With support from the California Arts Council, Los Angeles Performance Practice is conducting a study with national partners in grantmaking and fundraising on the current ecosystem of contemporary performance-making in Los Angeles, as compared to other major cities in the state and country. As creators of works that mark our current culture, we aim to demonstrate the value and need for the support of producing systems and practices that critically sustain independent artists.
The project, carried out between August 2019 – May 2021, will gather and present data, including figures, statistics and individual artist case studies, to compare and contrast the sources of funding that contribute to contemporary performance making in Los Angeles, San Francisco, and New York. The project will culminate in a written report with results and conclusions, and a toolkit for artists on how to identify funding sources. This project aims to suggest how existing power structures and gatekeepers associated with the allocation of resources influence artist location and migration.

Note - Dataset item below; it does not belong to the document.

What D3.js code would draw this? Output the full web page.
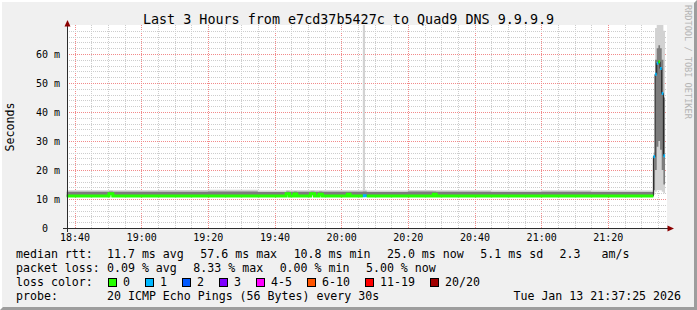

Our research will endeavor to come at questions of resource and distribution from the artists’ perspective, how they realize the actual practice of making. We will delve deeper, to cover a wide range of artists, including those who do not regularly receive institutional funding and therefore are often left out of data sets. We will also zoom out to evaluate our research more broadly through a per capita lens, to ask how, nationally, we are investing in contemporary art and performance as a public service.
Get Involved!
Our first phase of research involves collecting data from artists in Los Angeles, New York and San Francisco. We welcome your participation!
PARTICIPATE IN THE SURVEY // CLICK HERE
Information received through this survey will be reported only as unattributed, aggregate data. No individual project information will be included.
Your information will assist us in evaluating current baselines of support for the creation of new performance, and will inform our research and questioning through selected artist case studies, informational interviews with foundations, presenters, and other supportive organizations, and through our mining of collected quantitative data.
The survey will ask for budget information from your most recently completed project. We recommend having the budget open before beginning. We acknowledge the complexity of requesting sensitive information, and welcome any feedback you may have at the end of this form.
Upon receipt of completed surveys, twelve artists/groups will be randomly selected to participate in our case studies. Artists/groups will receive an honorarium in the amount of $1,000 in exchange for responding to an additional survey each quarter throughout 2020 (4 in total), and participating in a quarterly meeting via zoom.
Selected artists will be notified in December 2019.